## Task prompt
Write out every record below exactly as it appears.

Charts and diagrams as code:

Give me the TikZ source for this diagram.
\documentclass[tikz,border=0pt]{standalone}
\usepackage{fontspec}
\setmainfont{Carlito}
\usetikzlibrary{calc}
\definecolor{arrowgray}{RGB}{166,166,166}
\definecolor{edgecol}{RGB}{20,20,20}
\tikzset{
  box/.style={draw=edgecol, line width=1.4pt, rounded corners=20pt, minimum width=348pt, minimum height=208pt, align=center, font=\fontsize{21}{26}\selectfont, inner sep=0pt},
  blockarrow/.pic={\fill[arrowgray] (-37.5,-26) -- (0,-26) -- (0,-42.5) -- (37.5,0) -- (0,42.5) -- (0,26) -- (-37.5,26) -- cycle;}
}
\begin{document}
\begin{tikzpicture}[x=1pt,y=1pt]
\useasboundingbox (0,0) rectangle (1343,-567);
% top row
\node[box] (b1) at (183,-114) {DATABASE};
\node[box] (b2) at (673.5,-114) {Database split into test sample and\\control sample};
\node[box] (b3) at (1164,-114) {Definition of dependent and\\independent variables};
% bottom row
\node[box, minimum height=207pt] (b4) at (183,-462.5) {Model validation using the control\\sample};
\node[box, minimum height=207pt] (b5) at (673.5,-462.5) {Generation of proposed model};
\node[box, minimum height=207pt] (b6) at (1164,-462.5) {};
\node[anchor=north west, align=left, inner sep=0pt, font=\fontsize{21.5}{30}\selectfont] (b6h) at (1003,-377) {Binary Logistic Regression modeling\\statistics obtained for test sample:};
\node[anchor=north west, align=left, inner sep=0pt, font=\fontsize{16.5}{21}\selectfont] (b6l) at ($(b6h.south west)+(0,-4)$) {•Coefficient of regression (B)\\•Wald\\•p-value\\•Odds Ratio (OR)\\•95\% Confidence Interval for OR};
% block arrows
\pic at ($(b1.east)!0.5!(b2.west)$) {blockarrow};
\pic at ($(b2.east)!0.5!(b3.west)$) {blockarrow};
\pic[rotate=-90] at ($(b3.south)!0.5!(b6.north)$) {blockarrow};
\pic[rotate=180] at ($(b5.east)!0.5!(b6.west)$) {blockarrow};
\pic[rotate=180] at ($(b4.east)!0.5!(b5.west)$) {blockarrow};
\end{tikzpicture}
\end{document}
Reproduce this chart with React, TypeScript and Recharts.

## Response
Give me the TikZ source for this diagram.
\documentclass[tikz,border=0pt]{standalone}
\usepackage{fontspec}
\setmainfont{Carlito}
\usetikzlibrary{calc}
\definecolor{arrowgray}{RGB}{166,166,166}
\definecolor{edgecol}{RGB}{20,20,20}
\tikzset{
  box/.style={draw=edgecol, line width=1.4pt, rounded corners=20pt, minimum width=348pt, minimum height=208pt, align=center, font=\fontsize{21}{26}\selectfont, inner sep=0pt},
  blockarrow/.pic={\fill[arrowgray] (-37.5,-26) -- (0,-26) -- (0,-42.5) -- (37.5,0) -- (0,42.5) -- (0,26) -- (-37.5,26) -- cycle;}
}
\begin{document}
\begin{tikzpicture}[x=1pt,y=1pt]
\useasboundingbox (0,0) rectangle (1343,-567);
% top row
\node[box] (b1) at (183,-114) {DATABASE};
\node[box] (b2) at (673.5,-114) {Database split into test sample and\\control sample};
\node[box] (b3) at (1164,-114) {Definition of dependent and\\independent variables};
% bottom row
\node[box, minimum height=207pt] (b4) at (183,-462.5) {Model validation using the control\\sample};
\node[box, minimum height=207pt] (b5) at (673.5,-462.5) {Generation of proposed model};
\node[box, minimum height=207pt] (b6) at (1164,-462.5) {};
\node[anchor=north west, align=left, inner sep=0pt, font=\fontsize{21.5}{30}\selectfont] (b6h) at (1003,-377) {Binary Logistic Regression modeling\\statistics obtained for test sample:};
\node[anchor=north west, align=left, inner sep=0pt, font=\fontsize{16.5}{21}\selectfont] (b6l) at ($(b6h.south west)+(0,-4)$) {•Coefficient of regression (B)\\•Wald\\•p-value\\•Odds Ratio (OR)\\•95\% Confidence Interval for OR};
% block arrows
\pic at ($(b1.east)!0.5!(b2.west)$) {blockarrow};
\pic at ($(b2.east)!0.5!(b3.west)$) {blockarrow};
\pic[rotate=-90] at ($(b3.south)!0.5!(b6.north)$) {blockarrow};
\pic[rotate=180] at ($(b5.east)!0.5!(b6.west)$) {blockarrow};
\pic[rotate=180] at ($(b4.east)!0.5!(b5.west)$) {blockarrow};
\end{tikzpicture}
\end{document}
Reproduce this chart with React, TypeScript and Recharts.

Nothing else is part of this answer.